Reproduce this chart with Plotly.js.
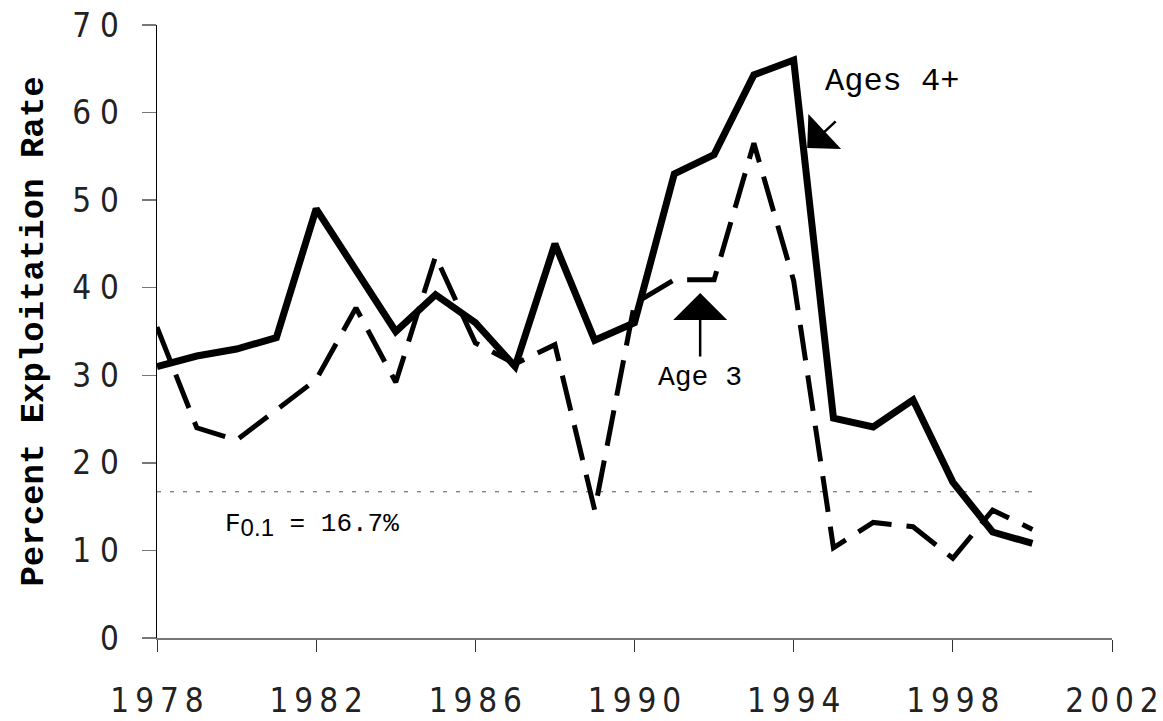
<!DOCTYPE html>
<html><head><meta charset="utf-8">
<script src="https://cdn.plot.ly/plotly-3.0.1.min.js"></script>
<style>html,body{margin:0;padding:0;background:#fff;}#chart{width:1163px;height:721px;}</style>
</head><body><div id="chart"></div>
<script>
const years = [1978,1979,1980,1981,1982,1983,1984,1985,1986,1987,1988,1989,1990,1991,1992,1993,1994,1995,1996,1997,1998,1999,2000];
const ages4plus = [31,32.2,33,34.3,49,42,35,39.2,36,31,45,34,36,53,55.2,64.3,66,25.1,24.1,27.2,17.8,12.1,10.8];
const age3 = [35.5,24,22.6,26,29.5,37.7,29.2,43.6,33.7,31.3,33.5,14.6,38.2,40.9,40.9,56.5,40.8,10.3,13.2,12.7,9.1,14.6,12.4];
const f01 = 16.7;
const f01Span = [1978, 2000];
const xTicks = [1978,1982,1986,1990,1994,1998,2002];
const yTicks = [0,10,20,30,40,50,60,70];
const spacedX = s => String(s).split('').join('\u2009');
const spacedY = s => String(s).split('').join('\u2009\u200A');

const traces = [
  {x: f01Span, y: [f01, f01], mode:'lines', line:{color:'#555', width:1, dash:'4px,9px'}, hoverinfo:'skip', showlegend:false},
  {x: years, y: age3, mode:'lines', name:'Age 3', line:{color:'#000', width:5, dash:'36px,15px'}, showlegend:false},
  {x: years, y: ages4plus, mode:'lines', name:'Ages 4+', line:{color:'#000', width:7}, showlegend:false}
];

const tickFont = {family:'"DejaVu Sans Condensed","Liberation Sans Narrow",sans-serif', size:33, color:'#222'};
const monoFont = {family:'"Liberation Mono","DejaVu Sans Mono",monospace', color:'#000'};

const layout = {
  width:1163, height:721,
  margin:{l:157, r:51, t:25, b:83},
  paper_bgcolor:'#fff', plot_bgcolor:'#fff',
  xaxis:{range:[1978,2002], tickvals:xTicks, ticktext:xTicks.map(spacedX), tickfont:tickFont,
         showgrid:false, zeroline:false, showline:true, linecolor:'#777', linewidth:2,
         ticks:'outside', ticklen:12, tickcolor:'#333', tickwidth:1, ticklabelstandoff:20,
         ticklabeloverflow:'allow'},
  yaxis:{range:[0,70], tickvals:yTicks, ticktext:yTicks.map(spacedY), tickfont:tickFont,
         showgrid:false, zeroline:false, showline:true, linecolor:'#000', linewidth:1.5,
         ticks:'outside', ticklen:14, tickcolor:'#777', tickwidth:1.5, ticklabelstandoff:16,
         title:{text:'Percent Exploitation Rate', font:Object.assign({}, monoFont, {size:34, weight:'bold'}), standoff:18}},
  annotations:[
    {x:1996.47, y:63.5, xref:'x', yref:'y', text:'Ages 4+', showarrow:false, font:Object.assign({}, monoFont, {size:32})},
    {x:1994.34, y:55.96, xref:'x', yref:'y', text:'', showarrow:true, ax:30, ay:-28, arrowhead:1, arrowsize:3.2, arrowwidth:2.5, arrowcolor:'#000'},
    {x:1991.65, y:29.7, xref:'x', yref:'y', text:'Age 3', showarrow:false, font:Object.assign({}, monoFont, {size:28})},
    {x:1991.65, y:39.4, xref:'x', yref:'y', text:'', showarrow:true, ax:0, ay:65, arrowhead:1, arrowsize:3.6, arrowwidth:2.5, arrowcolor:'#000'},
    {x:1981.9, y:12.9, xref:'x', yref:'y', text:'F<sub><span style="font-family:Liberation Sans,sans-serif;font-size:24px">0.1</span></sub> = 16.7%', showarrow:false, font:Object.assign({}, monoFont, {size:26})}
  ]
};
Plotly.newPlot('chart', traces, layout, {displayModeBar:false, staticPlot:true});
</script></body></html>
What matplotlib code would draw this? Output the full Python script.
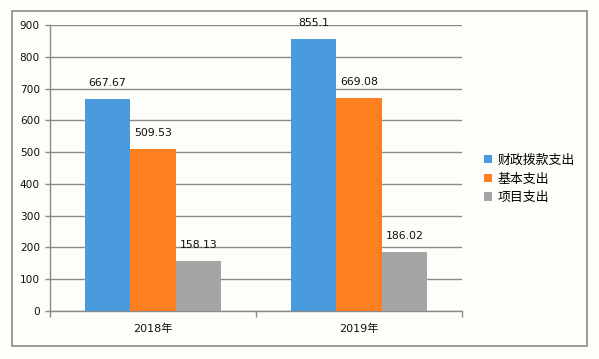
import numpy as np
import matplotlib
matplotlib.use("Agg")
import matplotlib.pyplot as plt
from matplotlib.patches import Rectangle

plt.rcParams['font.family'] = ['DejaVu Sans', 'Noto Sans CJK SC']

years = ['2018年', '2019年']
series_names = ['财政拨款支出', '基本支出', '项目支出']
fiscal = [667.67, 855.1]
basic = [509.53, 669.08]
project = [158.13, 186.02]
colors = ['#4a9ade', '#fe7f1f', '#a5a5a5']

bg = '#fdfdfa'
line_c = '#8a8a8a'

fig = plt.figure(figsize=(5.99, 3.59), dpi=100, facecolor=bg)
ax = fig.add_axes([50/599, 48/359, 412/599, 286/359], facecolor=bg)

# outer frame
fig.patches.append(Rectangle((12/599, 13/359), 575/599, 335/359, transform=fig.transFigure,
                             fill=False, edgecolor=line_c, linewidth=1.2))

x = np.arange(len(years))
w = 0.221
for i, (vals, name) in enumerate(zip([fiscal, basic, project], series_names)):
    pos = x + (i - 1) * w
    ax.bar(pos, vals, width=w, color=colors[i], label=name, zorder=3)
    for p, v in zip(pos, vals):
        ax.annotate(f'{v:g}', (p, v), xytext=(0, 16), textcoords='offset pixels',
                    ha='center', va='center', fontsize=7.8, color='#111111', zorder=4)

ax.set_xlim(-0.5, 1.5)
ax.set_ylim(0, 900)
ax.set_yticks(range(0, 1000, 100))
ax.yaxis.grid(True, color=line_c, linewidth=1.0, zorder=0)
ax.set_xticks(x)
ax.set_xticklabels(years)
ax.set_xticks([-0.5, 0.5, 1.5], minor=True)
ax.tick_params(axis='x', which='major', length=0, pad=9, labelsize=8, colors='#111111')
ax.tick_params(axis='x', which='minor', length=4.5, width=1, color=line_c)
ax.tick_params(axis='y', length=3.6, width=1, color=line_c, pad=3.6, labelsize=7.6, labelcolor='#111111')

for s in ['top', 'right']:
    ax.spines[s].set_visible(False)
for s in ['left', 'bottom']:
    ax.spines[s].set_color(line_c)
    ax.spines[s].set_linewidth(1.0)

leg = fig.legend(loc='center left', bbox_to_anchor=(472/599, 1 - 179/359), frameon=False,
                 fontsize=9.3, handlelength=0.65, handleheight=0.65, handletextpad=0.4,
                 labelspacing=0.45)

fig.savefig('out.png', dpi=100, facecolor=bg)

**AIM OF THE TASK**
Reproduce every record above exactly, but leave out the pictures.

**REPLY**
Reproduce this chart with Plotly.js.
<!DOCTYPE html>
<html><head><meta charset="utf-8">
<script src="https://cdn.plot.ly/plotly-3.0.1.min.js"></script>
<style>html,body{margin:0;padding:0;background:#fff;}#chart{width:1163px;height:721px;}</style>
</head><body><div id="chart"></div>
<script>
const years = [1978,1979,1980,1981,1982,1983,1984,1985,1986,1987,1988,1989,1990,1991,1992,1993,1994,1995,1996,1997,1998,1999,2000];
const ages4plus = [31,32.2,33,34.3,49,42,35,39.2,36,31,45,34,36,53,55.2,64.3,66,25.1,24.1,27.2,17.8,12.1,10.8];
const age3 = [35.5,24,22.6,26,29.5,37.7,29.2,43.6,33.7,31.3,33.5,14.6,38.2,40.9,40.9,56.5,40.8,10.3,13.2,12.7,9.1,14.6,12.4];
const f01 = 16.7;
const f01Span = [1978, 2000];
const xTicks = [1978,1982,1986,1990,1994,1998,2002];
const yTicks = [0,10,20,30,40,50,60,70];
const spacedX = s => String(s).split('').join('\u2009');
const spacedY = s => String(s).split('').join('\u2009\u200A');

const traces = [
  {x: f01Span, y: [f01, f01], mode:'lines', line:{color:'#555', width:1, dash:'4px,9px'}, hoverinfo:'skip', showlegend:false},
  {x: years, y: age3, mode:'lines', name:'Age 3', line:{color:'#000', width:5, dash:'36px,15px'}, showlegend:false},
  {x: years, y: ages4plus, mode:'lines', name:'Ages 4+', line:{color:'#000', width:7}, showlegend:false}
];

const tickFont = {family:'"DejaVu Sans Condensed","Liberation Sans Narrow",sans-serif', size:33, color:'#222'};
const monoFont = {family:'"Liberation Mono","DejaVu Sans Mono",monospace', color:'#000'};

const layout = {
  width:1163, height:721,
  margin:{l:157, r:51, t:25, b:83},
  paper_bgcolor:'#fff', plot_bgcolor:'#fff',
  xaxis:{range:[1978,2002], tickvals:xTicks, ticktext:xTicks.map(spacedX), tickfont:tickFont,
         showgrid:false, zeroline:false, showline:true, linecolor:'#777', linewidth:2,
         ticks:'outside', ticklen:12, tickcolor:'#333', tickwidth:1, ticklabelstandoff:20,
         ticklabeloverflow:'allow'},
  yaxis:{range:[0,70], tickvals:yTicks, ticktext:yTicks.map(spacedY), tickfont:tickFont,
         showgrid:false, zeroline:false, showline:true, linecolor:'#000', linewidth:1.5,
         ticks:'outside', ticklen:14, tickcolor:'#777', tickwidth:1.5, ticklabelstandoff:16,
         title:{text:'Percent Exploitation Rate', font:Object.assign({}, monoFont, {size:34, weight:'bold'}), standoff:18}},
  annotations:[
    {x:1996.47, y:63.5, xref:'x', yref:'y', text:'Ages 4+', showarrow:false, font:Object.assign({}, monoFont, {size:32})},
    {x:1994.34, y:55.96, xref:'x', yref:'y', text:'', showarrow:true, ax:30, ay:-28, arrowhead:1, arrowsize:3.2, arrowwidth:2.5, arrowcolor:'#000'},
    {x:1991.65, y:29.7, xref:'x', yref:'y', text:'Age 3', showarrow:false, font:Object.assign({}, monoFont, {size:28})},
    {x:1991.65, y:39.4, xref:'x', yref:'y', text:'', showarrow:true, ax:0, ay:65, arrowhead:1, arrowsize:3.6, arrowwidth:2.5, arrowcolor:'#000'},
    {x:1981.9, y:12.9, xref:'x', yref:'y', text:'F<sub><span style="font-family:Liberation Sans,sans-serif;font-size:24px">0.1</span></sub> = 16.7%', showarrow:false, font:Object.assign({}, monoFont, {size:26})}
  ]
};
Plotly.newPlot('chart', traces, layout, {displayModeBar:false, staticPlot:true});
</script></body></html>
What matplotlib code would draw this? Output the full Python script.
import numpy as np
import matplotlib
matplotlib.use("Agg")
import matplotlib.pyplot as plt
from matplotlib.patches import Rectangle

plt.rcParams['font.family'] = ['DejaVu Sans', 'Noto Sans CJK SC']

years = ['2018年', '2019年']
series_names = ['财政拨款支出', '基本支出', '项目支出']
fiscal = [667.67, 855.1]
basic = [509.53, 669.08]
project = [158.13, 186.02]
colors = ['#4a9ade', '#fe7f1f', '#a5a5a5']

bg = '#fdfdfa'
line_c = '#8a8a8a'

fig = plt.figure(figsize=(5.99, 3.59), dpi=100, facecolor=bg)
ax = fig.add_axes([50/599, 48/359, 412/599, 286/359], facecolor=bg)

# outer frame
fig.patches.append(Rectangle((12/599, 13/359), 575/599, 335/359, transform=fig.transFigure,
                             fill=False, edgecolor=line_c, linewidth=1.2))

x = np.arange(len(years))
w = 0.221
for i, (vals, name) in enumerate(zip([fiscal, basic, project], series_names)):
    pos = x + (i - 1) * w
    ax.bar(pos, vals, width=w, color=colors[i], label=name, zorder=3)
    for p, v in zip(pos, vals):
        ax.annotate(f'{v:g}', (p, v), xytext=(0, 16), textcoords='offset pixels',
                    ha='center', va='center', fontsize=7.8, color='#111111', zorder=4)

ax.set_xlim(-0.5, 1.5)
ax.set_ylim(0, 900)
ax.set_yticks(range(0, 1000, 100))
ax.yaxis.grid(True, color=line_c, linewidth=1.0, zorder=0)
ax.set_xticks(x)
ax.set_xticklabels(years)
ax.set_xticks([-0.5, 0.5, 1.5], minor=True)
ax.tick_params(axis='x', which='major', length=0, pad=9, labelsize=8, colors='#111111')
ax.tick_params(axis='x', which='minor', length=4.5, width=1, color=line_c)
ax.tick_params(axis='y', length=3.6, width=1, color=line_c, pad=3.6, labelsize=7.6, labelcolor='#111111')

for s in ['top', 'right']:
    ax.spines[s].set_visible(False)
for s in ['left', 'bottom']:
    ax.spines[s].set_color(line_c)
    ax.spines[s].set_linewidth(1.0)

leg = fig.legend(loc='center left', bbox_to_anchor=(472/599, 1 - 179/359), frameon=False,
                 fontsize=9.3, handlelength=0.65, handleheight=0.65, handletextpad=0.4,
                 labelspacing=0.45)

fig.savefig('out.png', dpi=100, facecolor=bg)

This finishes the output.